[BEGIN AVAILABLE DATA]
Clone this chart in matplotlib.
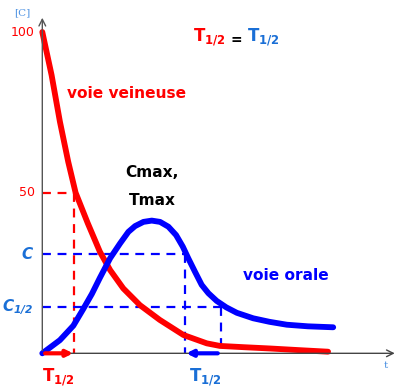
import matplotlib
matplotlib.use("Agg")
import matplotlib.pyplot as plt

# --- data ---
iv_t = [0, 0.29, 0.55, 0.81, 1.04, 1.42, 1.80, 2.12, 2.53, 3.05, 3.67, 4.41, 5.14, 5.55,
        6.30, 7.12, 8.00, 8.93]
iv_c = [100, 86.6, 72.1, 59.6, 50, 40.5, 31.6, 25.9, 20.2, 15.0, 10.4, 5.7, 3.1, 2.3,
        1.9, 1.5, 1.0, 0.5]

oral_t = [0, 0.55, 0.97, 1.28, 1.55, 1.80, 2.12, 2.43, 2.69, 2.90, 3.16, 3.42, 3.68, 3.94,
          4.18, 4.39, 4.56, 4.77, 4.98, 5.19, 5.45, 5.75, 6.08, 6.59, 7.10, 7.64, 8.30, 9.09]
oral_c = [0, 4.1, 8.6, 13.8, 18.5, 23.5, 29.6, 34.2, 37.8, 39.6, 40.9, 41.3, 40.9, 39.4,
          36.8, 33.2, 29.6, 25.4, 21.3, 18.7, 16.3, 14.3, 12.6, 10.9, 9.8, 8.9, 8.4, 8.1]

iv_half_t = 1.0
iv_half_c = 50
oral_C = 30.9
oral_C_half = 14.5
oral_t1 = 4.46
oral_t2 = 5.57

RED = "#ff0000"
BLUE = "#0000ff"
LBLUE = "#1a6fd6"
FONT = "DejaVu Sans"
W = "semibold"

fig = plt.figure(figsize=(4.02, 3.91), dpi=100)
ax = fig.add_axes([0, 0, 1, 1])
ax.set_xlim(-1.322, 11.24)
ax.set_ylim(-11.73, 109.96)
ax.axis("off")

# axes with arrows
ax.annotate("", xy=(0, 105.3), xytext=(0, 0),
            arrowprops=dict(arrowstyle="->", color="#555555", lw=1.0, mutation_scale=12))
ax.annotate("", xy=(11.1, 0), xytext=(0, 0),
            arrowprops=dict(arrowstyle="->", color="#444444", lw=1.0, mutation_scale=12))

# dashed guides
dash = dict(lw=1.6, dashes=(4, 3))
ax.plot([0, iv_half_t], [iv_half_c, iv_half_c], color=RED, **dash)
ax.plot([iv_half_t, iv_half_t], [iv_half_c, 0], color=RED, **dash)
ax.plot([0, oral_t1], [oral_C, oral_C], color=BLUE, **dash)
ax.plot([oral_t1, oral_t1], [oral_C, 0], color=BLUE, **dash)
ax.plot([0, oral_t2], [oral_C_half, oral_C_half], color=BLUE, **dash)
ax.plot([oral_t2, oral_t2], [oral_C_half, 0], color=BLUE, **dash)

# curves
ax.plot(iv_t, iv_c, color=RED, lw=4.2, solid_capstyle="round", solid_joinstyle="round")
ax.plot(oral_t, oral_c, color=BLUE, lw=4.2, solid_capstyle="round", solid_joinstyle="round")

# half-life arrows on the time axis
ax.annotate("", xy=(iv_half_t + 0.05, 0), xytext=(0, 0),
            arrowprops=dict(arrowstyle="-|>", color=RED, lw=3, mutation_scale=9))
ax.annotate("", xy=(oral_t1 - 0.05, 0), xytext=(oral_t2, 0),
            arrowprops=dict(arrowstyle="-|>", color=BLUE, lw=3, mutation_scale=9))

# texts
ax.text(-0.63, 105.9, "[C]", color="#4a90e2", fontsize=7.5, family="DejaVu Serif",
        ha="center", va="center")
ax.text(10.74, -3.9, "t", color="#4a90e2", fontsize=7.5, family="DejaVu Serif",
        ha="center", va="center")
ax.text(-0.23, 100, "100", color=RED, fontsize=9, family=FONT, ha="right", va="center")
ax.text(-0.23, 50, "50", color=RED, fontsize=9, family=FONT, ha="right", va="center")
ax.text(-0.29, oral_C, "C", color=LBLUE, fontsize=11, family=FONT, style="italic",
        weight=W, ha="right", va="center")
ax.text(-0.29, oral_C_half, r"C$_{\mathregular{1/2}}$", color=LBLUE, fontsize=11, family=FONT,
        style="italic", weight=W, ha="right", va="center")

ax.text(0.49, -7.4, r"T$_{\mathregular{1/2}}$", color=RED, fontsize=12, family=FONT,
        weight=W, ha="center", va="center")
ax.text(5.08, -7.4, r"T$_{\mathregular{1/2}}$", color=LBLUE, fontsize=12, family=FONT,
        weight=W, ha="center", va="center")

ax.text(4.71, 98.5, r"T$_{\mathregular{1/2}}$", color=RED, fontsize=12, family=FONT,
        weight=W, ha="left", va="center")
ax.text(6.05, 97.5, "=", color="black", fontsize=10, family=FONT, weight="bold",
        ha="center", va="center")
ax.text(6.4, 98.5, r"T$_{\mathregular{1/2}}$", color=LBLUE, fontsize=12, family=FONT,
        weight=W, ha="left", va="center")

ax.text(2.63, 81.0, "voie veineuse", color=RED, fontsize=11.1, family=FONT, weight=W,
        ha="center", va="center")
ax.text(3.43, 56.4, "Cmax,", color="black", fontsize=11.1, family=FONT, weight=W,
        ha="center", va="center")
ax.text(3.43, 47.7, "Tmax", color="black", fontsize=11.1, family=FONT, weight=W,
        ha="center", va="center")
ax.text(7.62, 24.1, "voie orale", color=BLUE, fontsize=11.1, family=FONT, weight=W,
        ha="center", va="center")

fig.savefig("out.png", dpi=100)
[END AVAILABLE DATA]
### THE EXERCISE
Reproduce the whole listing word for word, setting aside any pictures.

### ANSWER BELOW
Clone this chart in matplotlib.
import matplotlib
matplotlib.use("Agg")
import matplotlib.pyplot as plt

# --- data ---
iv_t = [0, 0.29, 0.55, 0.81, 1.04, 1.42, 1.80, 2.12, 2.53, 3.05, 3.67, 4.41, 5.14, 5.55,
        6.30, 7.12, 8.00, 8.93]
iv_c = [100, 86.6, 72.1, 59.6, 50, 40.5, 31.6, 25.9, 20.2, 15.0, 10.4, 5.7, 3.1, 2.3,
        1.9, 1.5, 1.0, 0.5]

oral_t = [0, 0.55, 0.97, 1.28, 1.55, 1.80, 2.12, 2.43, 2.69, 2.90, 3.16, 3.42, 3.68, 3.94,
          4.18, 4.39, 4.56, 4.77, 4.98, 5.19, 5.45, 5.75, 6.08, 6.59, 7.10, 7.64, 8.30, 9.09]
oral_c = [0, 4.1, 8.6, 13.8, 18.5, 23.5, 29.6, 34.2, 37.8, 39.6, 40.9, 41.3, 40.9, 39.4,
          36.8, 33.2, 29.6, 25.4, 21.3, 18.7, 16.3, 14.3, 12.6, 10.9, 9.8, 8.9, 8.4, 8.1]

iv_half_t = 1.0
iv_half_c = 50
oral_C = 30.9
oral_C_half = 14.5
oral_t1 = 4.46
oral_t2 = 5.57

RED = "#ff0000"
BLUE = "#0000ff"
LBLUE = "#1a6fd6"
FONT = "DejaVu Sans"
W = "semibold"

fig = plt.figure(figsize=(4.02, 3.91), dpi=100)
ax = fig.add_axes([0, 0, 1, 1])
ax.set_xlim(-1.322, 11.24)
ax.set_ylim(-11.73, 109.96)
ax.axis("off")

# axes with arrows
ax.annotate("", xy=(0, 105.3), xytext=(0, 0),
            arrowprops=dict(arrowstyle="->", color="#555555", lw=1.0, mutation_scale=12))
ax.annotate("", xy=(11.1, 0), xytext=(0, 0),
            arrowprops=dict(arrowstyle="->", color="#444444", lw=1.0, mutation_scale=12))

# dashed guides
dash = dict(lw=1.6, dashes=(4, 3))
ax.plot([0, iv_half_t], [iv_half_c, iv_half_c], color=RED, **dash)
ax.plot([iv_half_t, iv_half_t], [iv_half_c, 0], color=RED, **dash)
ax.plot([0, oral_t1], [oral_C, oral_C], color=BLUE, **dash)
ax.plot([oral_t1, oral_t1], [oral_C, 0], color=BLUE, **dash)
ax.plot([0, oral_t2], [oral_C_half, oral_C_half], color=BLUE, **dash)
ax.plot([oral_t2, oral_t2], [oral_C_half, 0], color=BLUE, **dash)

# curves
ax.plot(iv_t, iv_c, color=RED, lw=4.2, solid_capstyle="round", solid_joinstyle="round")
ax.plot(oral_t, oral_c, color=BLUE, lw=4.2, solid_capstyle="round", solid_joinstyle="round")

# half-life arrows on the time axis
ax.annotate("", xy=(iv_half_t + 0.05, 0), xytext=(0, 0),
            arrowprops=dict(arrowstyle="-|>", color=RED, lw=3, mutation_scale=9))
ax.annotate("", xy=(oral_t1 - 0.05, 0), xytext=(oral_t2, 0),
            arrowprops=dict(arrowstyle="-|>", color=BLUE, lw=3, mutation_scale=9))

# texts
ax.text(-0.63, 105.9, "[C]", color="#4a90e2", fontsize=7.5, family="DejaVu Serif",
        ha="center", va="center")
ax.text(10.74, -3.9, "t", color="#4a90e2", fontsize=7.5, family="DejaVu Serif",
        ha="center", va="center")
ax.text(-0.23, 100, "100", color=RED, fontsize=9, family=FONT, ha="right", va="center")
ax.text(-0.23, 50, "50", color=RED, fontsize=9, family=FONT, ha="right", va="center")
ax.text(-0.29, oral_C, "C", color=LBLUE, fontsize=11, family=FONT, style="italic",
        weight=W, ha="right", va="center")
ax.text(-0.29, oral_C_half, r"C$_{\mathregular{1/2}}$", color=LBLUE, fontsize=11, family=FONT,
        style="italic", weight=W, ha="right", va="center")

ax.text(0.49, -7.4, r"T$_{\mathregular{1/2}}$", color=RED, fontsize=12, family=FONT,
        weight=W, ha="center", va="center")
ax.text(5.08, -7.4, r"T$_{\mathregular{1/2}}$", color=LBLUE, fontsize=12, family=FONT,
        weight=W, ha="center", va="center")

ax.text(4.71, 98.5, r"T$_{\mathregular{1/2}}$", color=RED, fontsize=12, family=FONT,
        weight=W, ha="left", va="center")
ax.text(6.05, 97.5, "=", color="black", fontsize=10, family=FONT, weight="bold",
        ha="center", va="center")
ax.text(6.4, 98.5, r"T$_{\mathregular{1/2}}$", color=LBLUE, fontsize=12, family=FONT,
        weight=W, ha="left", va="center")

ax.text(2.63, 81.0, "voie veineuse", color=RED, fontsize=11.1, family=FONT, weight=W,
        ha="center", va="center")
ax.text(3.43, 56.4, "Cmax,", color="black", fontsize=11.1, family=FONT, weight=W,
        ha="center", va="center")
ax.text(3.43, 47.7, "Tmax", color="black", fontsize=11.1, family=FONT, weight=W,
        ha="center", va="center")
ax.text(7.62, 24.1, "voie orale", color=BLUE, fontsize=11.1, family=FONT, weight=W,
        ha="center", va="center")

fig.savefig("out.png", dpi=100)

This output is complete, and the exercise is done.